En tout cas, des crimes de ce genre font des victimes principales et des victimes secondaires. Ceux autour de la personne visée sont aussi dramatiquement affectés. Samia Benkherroubi dut s’enfuir en exil peu après l’attentat sur la vie d’ Aziz, abandonnant derrière elle sa famille bien aimée et son travail. Aujourd’hui , elle dit : ‘Aujourd’hui j’ai juste envie de croire que ce qui nous est arrivé ne se reproduira plus jamais. Mais je reste consciente et lucide que ce n’est qu’un rêve et qu’aujourd’hui il n’y a qu’à regarder ce qui se passe en Egypte, en Libye, en Syrie pour voir les mêmes methodes se reproduire.’ Mais nous continuons aussi à nous battre, pour ce qui me concerne à travers le féminisme et la promotion de l’égalité entre les hommes et les femmes’. Elle forme maintenant les nouvelles générations de défenseuses des droits algériennes pour le Fond des Femmes en Méditerranée.
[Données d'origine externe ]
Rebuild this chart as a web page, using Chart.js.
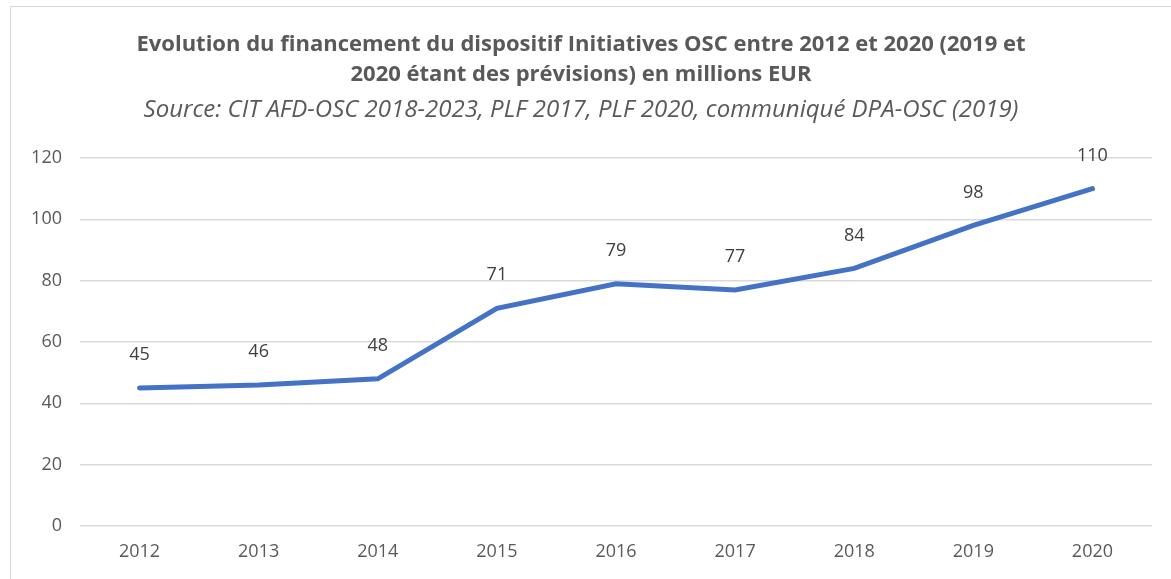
<!DOCTYPE html>
<html lang="fr">
  <head>
    <meta charset="utf-8">
    <title>Financement Initiatives OSC</title>
    <style>
      body { margin: 0; background: #fff; }
      #frame { position: absolute; left: 10px; top: 6px; width: 1200px; height: 620px; border: 1px solid #d9d9d9; }
      #wrap { position: absolute; left: 0; top: 0; width: 1171px; height: 579px; }
    </style>
  </head>
  <body>
    <div id="frame"></div>
    <div id="wrap"><canvas id="line-chart"></canvas></div>

    <script src="https://cdn.jsdelivr.net/npm/chart.js@4/dist/chart.umd.min.js"></script>
    <script>
    const years = ['2012', '2013', '2014', '2015', '2016', '2017', '2018', '2019', '2020'];
    const amounts = [45, 46, 48, 71, 79, 77, 84, 98, 110];
    const yTicks = [0, 20, 40, 60, 80, 100, 120];

    const textColor = '#595959';
    const font = '"Open Sans", Lato, sans-serif';

    // labels au-dessus des points
    const valueLabels = {
      id: 'valueLabels',
      afterDatasetsDraw(chart) {
        const ctx = chart.ctx;
        const meta = chart.getDatasetMeta(0);
        ctx.save();
        ctx.font = '18px ' + font;
        ctx.fillStyle = '#404040';
        ctx.textAlign = 'center';
        ctx.textBaseline = 'middle';
        meta.data.forEach((pt, i) => {
          ctx.fillText(String(amounts[i]), pt.x, pt.y - 33);
        });
        ctx.restore();
      }
    };

    new Chart(document.getElementById('line-chart'), {
      type: 'line',
      data: {
        labels: years,
        datasets: [{
          data: amounts,
          borderColor: '#4472C4',
          borderWidth: 5,
          pointRadius: 0,
          borderCapStyle: 'round',
          tension: 0
        }]
      },
      options: {
        responsive: true,
        maintainAspectRatio: false,
        animation: false,
        layout: { padding: { left: 10, right: 19, top: 0, bottom: 0 } },
        plugins: {
          legend: { display: false },
          tooltip: { enabled: false },
          title: {
            display: true,
            text: ['Evolution du financement du dispositif Initiatives OSC entre 2012 et 2020 (2019 et',
                   '2020 étant des prévisions) en millions EUR'],
            color: textColor,
            font: { family: font, size: 22, weight: 'bold', lineHeight: 1.364 },
            padding: { top: 30, bottom: 5 }
          },
          subtitle: {
            display: true,
            text: 'Source: CIT AFD-OSC 2018-2023, PLF 2017, PLF 2020, communiqué DPA-OSC (2019)',
            color: textColor,
            font: { family: font, size: 24, style: 'italic', lineHeight: 1.25 },
            padding: { top: 0, bottom: 33 }
          }
        },
        scales: {
          x: {
            offset: true,
            afterFit(scale) { scale.height = 53; },
            grid: { display: false, drawTicks: false },
            border: { display: false },
            ticks: { color: textColor, font: { family: font, size: 18 }, padding: 15, maxRotation: 0 }
          },
          y: {
            min: 0,
            max: 120,
            afterBuildTicks(scale) { scale.ticks = yTicks.map(v => ({ value: v })); },
            afterFit(scale) { scale.width = 70; },
            grid: { color: '#d9d9d9', lineWidth: 1.5, drawTicks: false },
            border: { display: false },
            ticks: { color: textColor, font: { family: font, size: 18 }, padding: 18 }
          }
        }
      },
      plugins: [valueLabels]
    });
    </script>
  </body>
</html>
Pour rendre hommage à la détermination de gens comme Samia Benkherroubi, Mohamed Ali Allalou, Shahid Nadeem, Asghar Nadeem Syed, et plus encore à celle d’Aziz Smati, il nous faut soutenir tous ceux qui, comme Aziz, opposent des chansons aux ceintures d’explosifs et luttent par l’art contre l’intégrisme. C’est pourquoi, en ce 14 février 2014, envoyons lui cette carte de la Saint Valentin, message d’amour pour Aziz et son travail, de la part des innombrables milliers d’entre nous à qui il apporta des joies improbables en des temps difficiles. Les forces de la régression l’ont mis dans un fauteuil roulant et l’ont privé de l’usage de ses jambes, mais il se tient debout, et il est plus grand que beaucoup d’autres ne le seront jamais.